BACA JUGA :  Mendadak Jokowi–Prabowo Bertemu Rahasia, Bicara Empat Mata Selama Dua Jam

​”Indonesia Mampu”: Keyakinan Prabowo di Istana

​Berbanding terbalik dengan keterbukaan Aceh, di Istana Negara, Presiden Prabowo Subianto justru menunjukkan kepercayaan diri yang tinggi atas kemandirian nasional. Dalam rapat kabinet paripurna, Prabowo mengaku telah dihubungi banyak pemimpin negara yang menawarkan bantuan.

​”Saya bilang terima kasih atas perhatian Anda, kami mampu. Indonesia mampu mengatasi ini,” ujar Prabowo.

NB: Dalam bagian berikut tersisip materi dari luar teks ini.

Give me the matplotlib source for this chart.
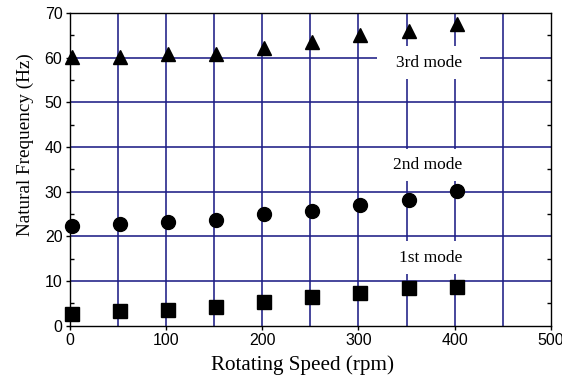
import numpy as np
import matplotlib
matplotlib.use('Agg')
import matplotlib.pyplot as plt
import matplotlib.transforms as mtransforms
from matplotlib.ticker import MultipleLocator

# Rotating speed (rpm) and natural frequencies (Hz)
speed = [2, 52, 102, 152, 202, 252, 302, 352, 402]
mode1 = [2.6, 3.3, 3.5, 4.1, 5.3, 6.4, 7.2, 8.3, 8.6]
mode2 = [22.2, 22.8, 23.2, 23.7, 25.0, 25.7, 27.0, 28.2, 30.2]
mode3 = [60.2, 60.2, 60.9, 60.8, 62.1, 63.6, 65.0, 66.0, 67.6]

mode_labels = ['1st mode', '2nd mode', '3rd mode']
label_x = [375, 372, 373]
label_y = [15.2, 36.0, 58.9]

serif = ['Liberation Serif', 'DejaVu Serif']
sans = ['Liberation Sans', 'DejaVu Sans']
grid_color = '#1e1e86'

fig = plt.figure(figsize=(5.62, 3.76), dpi=100)
ax = fig.add_axes([0.1246, 0.1343, 0.8555, 0.8311])

ax.set_xlim(0, 500)
ax.set_ylim(0, 70)

# grid
ax.xaxis.set_major_locator(MultipleLocator(100))
ax.xaxis.set_minor_locator(MultipleLocator(50))
ax.yaxis.set_major_locator(MultipleLocator(10))
ax.yaxis.set_minor_locator(MultipleLocator(5))
for xv in np.arange(50, 500, 50):
    ax.axvline(xv, color=grid_color, lw=1.15, zorder=1)
for yv in np.arange(10, 70, 10):
    ax.axhline(yv, color=grid_color, lw=1.15, zorder=1)

# data
ax.plot(speed, mode1, 's', color='black', ms=9.5, zorder=4, clip_on=False)
ax.plot(speed, mode2, 'o', color='black', ms=10, zorder=4, clip_on=False)
ax.plot(speed, mode3, '^', color='black', ms=10, zorder=4, clip_on=False)

# mode labels with white background over the grid
for lab, lx, ly in zip(mode_labels, label_x, label_y):
    ax.text(lx, ly, lab, ha='center', va='center', fontsize=12.5, family=serif,
            zorder=3,
            bbox=dict(boxstyle='square,pad=1.05', fc='white', ec='none',
                      mutation_aspect=0.45))

# ticks
ax.tick_params(axis='both', which='major', direction='out', length=3, width=1,
               labelsize=11.5, pad=2.5)
ax.tick_params(axis='y', which='minor', direction='in', length=3, width=1,
               left=True, right=True)
ax.tick_params(axis='x', which='minor', length=0)
for lbl in ax.get_xticklabels() + ax.get_yticklabels():
    lbl.set_family(sans)

# nudge the zero labels like the original
fig.canvas.draw()
xl0 = ax.get_xticklabels()[0]
xl0.set_transform(xl0.get_transform() +
                  mtransforms.ScaledTranslation(8 / 100, 0, fig.dpi_scale_trans))
yl0 = ax.get_yticklabels()[0]
yl0.set_transform(yl0.get_transform() +
                  mtransforms.ScaledTranslation(0, 6 / 100, fig.dpi_scale_trans))

for sp in ax.spines.values():
    sp.set_linewidth(1.0)
    sp.set_color('black')

ax.set_xlabel('Rotating Speed (rpm)', fontsize=15.2, family=serif)
ax.set_ylabel('Natural Frequency (Hz)', fontsize=13.8, family=serif)
ax.xaxis.set_label_coords(0.484, -0.095)
ax.yaxis.set_label_coords(-0.075, 0.578)

plt.savefig('out.png', dpi=100)
plt.close()
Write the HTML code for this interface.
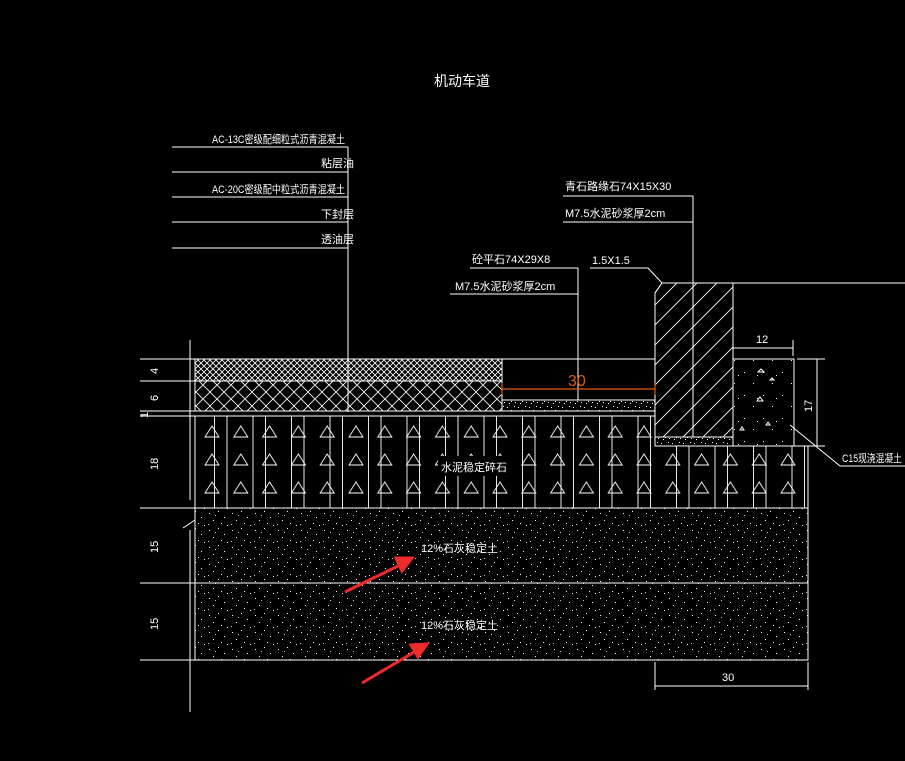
<!DOCTYPE html>
<html><head><meta charset="utf-8"><style>
html,body{margin:0;padding:0;background:#000;}
svg{display:block}
text{font-family:"Liberation Sans","Noto Sans CJK SC",sans-serif;fill:#fff;font-size:11px}
</style></head><body>
<svg width="905" height="761" viewBox="0 0 905 761" xmlns="http://www.w3.org/2000/svg">
<defs>
<pattern id="fine" width="6" height="6" patternUnits="userSpaceOnUse">
<path d="M0 0L6 6M6 0L0 6" stroke="#fff" stroke-width="0.8"/>
</pattern>
<pattern id="coarse" width="14" height="14" patternUnits="userSpaceOnUse">
<path d="M0 0L14 14M14 0L0 14" stroke="#fff" stroke-width="0.8"/>
</pattern>
<pattern id="dots" width="23" height="17" patternUnits="userSpaceOnUse">
<rect x="2" y="3" width="1" height="1" fill="#fff"/><rect x="11" y="1" width="1" height="1" fill="#fff"/>
<rect x="17" y="7" width="1" height="1" fill="#fff"/><rect x="6" y="10" width="1" height="1" fill="#fff"/>
<rect x="14" y="13" width="1" height="1" fill="#fff"/><rect x="20" y="15" width="1" height="1" fill="#fff"/>
<rect x="8" y="5" width="1" height="1" fill="#ccc"/><rect x="1" y="14" width="1" height="1" fill="#ccc"/>
</pattern>
<pattern id="sand" width="11" height="9" patternUnits="userSpaceOnUse">
<rect x="1" y="2" width="1" height="1" fill="#fff"/><rect x="5" y="5" width="1" height="1" fill="#fff"/>
<rect x="8" y="1" width="1" height="1" fill="#fff"/><rect x="3" y="7" width="1" height="1" fill="#fff"/><rect x="9" y="6" width="1" height="1" fill="#fff"/>
</pattern>
<pattern id="sparse" width="19" height="23" patternUnits="userSpaceOnUse">
<rect x="3" y="4" width="1" height="1" fill="#fff"/><rect x="12" y="15" width="1" height="1" fill="#fff"/><rect x="16" y="7" width="1" height="1" fill="#fff"/>
</pattern>
<pattern id="hatch" width="20" height="20" patternUnits="userSpaceOnUse">
<path d="M0 20L20 0M-5 5L5 -5M15 25L25 15" stroke="#fff" stroke-width="0.9"/>
</pattern>
<pattern id="tri" x="198" y="420" width="28.8" height="28" patternUnits="userSpaceOnUse">
<path d="M14 6L7 17H21Z" fill="none" stroke="#fff" stroke-width="0.9"/>
</pattern>
<pattern id="vl" x="214" y="0" width="38.5" height="10" patternUnits="userSpaceOnUse">
<path d="M0.5 0V10M13 0V10" stroke="#fff" stroke-width="0.9"/>
</pattern>
</defs>
<g stroke="#fff" stroke-width="1" fill="none">
<path d="M172 147H348M172 172H348M172 197H348M172 222H348M172 248H348M348 147V412"/>
<rect x="195" y="359" width="307" height="22" fill="url(#fine)"/>
<rect x="195" y="381" width="307" height="30" fill="url(#coarse)"/>
<path d="M195 416H655"/>
<path d="M195 416H655V446H808V508H195Z" fill="url(#tri)" stroke="none"/>
<path d="M195 416H655V446H808V508H195Z" fill="url(#vl)" stroke="none"/>
<rect x="438" y="456" width="78" height="20" fill="#000" stroke="none"/>
<path d="M195 416V508H808V446H655"/>
<rect x="195" y="508" width="613" height="75" fill="url(#dots)"/>
<rect x="195" y="583" width="613" height="77" fill="url(#dots)"/>
<path d="M502 359H655"/>
<rect x="502" y="400" width="153" height="11" fill="url(#sand)"/>
<path d="M502 411H655"/>
<path d="M655 293L662 283H733V437H655Z" fill="#000"/>
<path d="M655 293L662 283H733V437H655Z" fill="url(#hatch)"/>
<path d="M693 283V437M733 283H905"/>
<rect x="655" y="437" width="78" height="9" fill="#000"/>
<rect x="655" y="437" width="78" height="9" fill="url(#sand)"/>
<rect x="733" y="359" width="61" height="87" fill="#000"/>
<rect x="733" y="359" width="61" height="87" fill="url(#sparse)"/>
<path d="M758 372l3 -3 3 3z M757 401l3 -4 3 4z M766 425l2 -3 2 3z M770 380l2 -2 2 2z M740 430l2 -3 2 3z"/>
<path d="M563 196H693M563 222H693M693 196V283"/>
<path d="M470 268H578M450 294H578M578 268V400"/>
<path d="M590 268H648L662 283"/>
<path d="M790 425L840 466H905"/>
<path d="M733 348H793M793 340V356M733 344V352"/>
<path d="M797 359H825M797 446H825M817 359V446"/>
<path d="M190 340V500M190 530V712M140 359H195M140 381H195M140 411H195M140 416H195M140 508H195M140 583H195M140 660H195"/>
<path d="M183 528L195 520"/>
<path d="M655 662V690M808 662V690M655 686H808"/>
</g>
<g stroke="#e05a10" stroke-width="1.2">
<path d="M502 389H655M502 383V395M655 383V395"/>
</g>
<text x="568" y="386" style="fill:#e05a10;font-size:16px">30</text>
<g stroke="#ee2a2a" stroke-width="3" fill="#ee2a2a">
<path d="M345 592L400 565"/><path d="M412 558L396 558L402 571Z"/>
<path d="M362 683L416 651"/><path d="M427 644L411 645L418 657Z"/>
</g>
<text x="434" y="86" style="font-size:14px">机动车道</text>
<text x="212" y="143" textLength="133" lengthAdjust="spacingAndGlyphs">AC-13C密级配细粒式沥青混凝土</text>
<text x="321" y="167">粘层油</text>
<text x="212" y="193" textLength="133" lengthAdjust="spacingAndGlyphs">AC-20C密级配中粒式沥青混凝土</text>
<text x="321" y="218">下封层</text>
<text x="321" y="243">透油层</text>
<text x="565" y="190">青石路缘石74X15X30</text>
<text x="565" y="217">M7.5水泥砂浆厚2cm</text>
<text x="472" y="263">砼平石74X29X8</text>
<text x="455" y="290">M7.5水泥砂浆厚2cm</text>
<text x="592" y="264">1.5X1.5</text>
<text x="756" y="343">12</text>
<text x="842" y="462" textLength="60" lengthAdjust="spacingAndGlyphs">C15现浇混凝土</text>
<text x="441" y="471">水泥稳定碎石</text>
<text x="421" y="552">12%石灰稳定土</text>
<text x="421" y="629">12%石灰稳定土</text>
<text x="722" y="681">30</text>
<g>
<text transform="translate(158,374) rotate(-90)">4</text>
<text transform="translate(158,401) rotate(-90)">6</text>
<text transform="translate(148,418) rotate(-90)">1</text>
<text transform="translate(158,470) rotate(-90)">18</text>
<text transform="translate(158,553) rotate(-90)">15</text>
<text transform="translate(158,630) rotate(-90)">15</text>
<text transform="translate(812,412) rotate(-90)">17</text>
</g>
</svg>
</body></html>
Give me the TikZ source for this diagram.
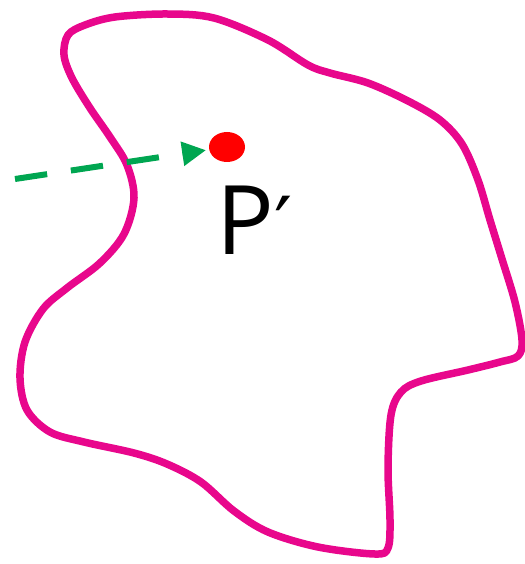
\documentclass[tikz,border=0pt]{standalone}
\usepackage{fontspec}
\setmainfont{Open Sans}
\newfontfamily\primefont{DejaVu Sans}
\usetikzlibrary{arrows.meta}
\definecolor{blobmag}{HTML}{E8078C}
\definecolor{arrgreen}{HTML}{00A651}
\definecolor{dotred}{HTML}{FF0000}
\tikzset{
  blob/.style={draw=blobmag, line width=7.5pt, line join=round},
  dotnode/.style={ellipse, fill=dotred, minimum width=36pt, minimum height=30pt, inner sep=0pt},
  greenarrow/.style={draw=arrgreen, line width=6pt, dash pattern=on 32.5pt off 24pt, -{Triangle[length=24pt,width=23pt]}},
  label/.style={inner sep=0pt, font=\fontsize{96}{96}\selectfont}
}
\usetikzlibrary{shapes.geometric}
\begin{document}
\begin{tikzpicture}[x=1pt,y=-1pt]
\useasboundingbox (0,0) rectangle (524,564);
\draw[blob] plot[smooth cycle, tension=0.55] coordinates {
(64,55) (68,35) (85,25) (115,17) (167,14) (214,18) (268,40) (308,65) (330,73)
(368,83) (408,101) (440,120) (462,144) (478,180) (490,220) (502,259) (515,302)
(522,340) (518,356) (500,362) (468,370) (421,381) (401,392) (391,415) (388,468)
(390,520) (388,548) (375,554) (318,547) (268,532) (234,511) (201,482) (167,464)
(134,453) (84,442) (50,432) (27,410) (20,378) (25,342) (43,309) (67,288) (100,263)
(124,234) (134,198) (127,165) (110,137) (90,108) (72,78)};
\node[dotnode] (p) at (227,147) {};
\coordinate (s) at (15,179);
\draw[greenarrow] (s) -- (p) [shorten >=3pt];
\node[label, anchor=base west] (lbl) at (216,254) {P{\primefont\fontsize{80}{80}\selectfont ′}};
\end{tikzpicture}
\end{document}
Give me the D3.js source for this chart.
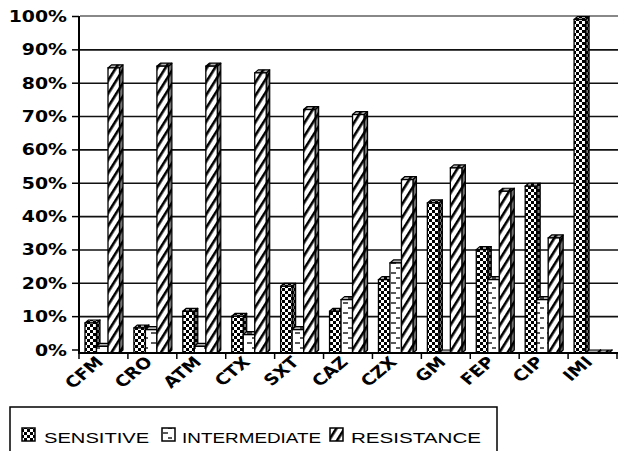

​Keyakinan Presiden bukan tanpa dasar. Ia mengklaim kekuatan APBN saat ini cukup solid berkat langkah efisiensi anggaran yang dilakukan pemerintah. Sebagai bentuk nyata, pemerintah pusat telah menyiapkan dana taktis:

  • Rp20 Miliar untuk setiap provinsi terdampak.
  • Rp4 Miliar untuk setiap kabupaten/kota terdampak.

​Dilema di Tengah Bencana

​Kini, publik melihat dua pendekatan berbeda dalam menangani krisis. Di satu sisi, Prabowo ingin menjaga kedaulatan dan martabat bangsa dengan prinsip berdikari. Di sisi lain, Mualem memegang teguh prinsip pragmatisme kemanusiaan: bahwa dalam bencana, tangan siapa pun yang terulur harus disambut dengan tangan terbuka.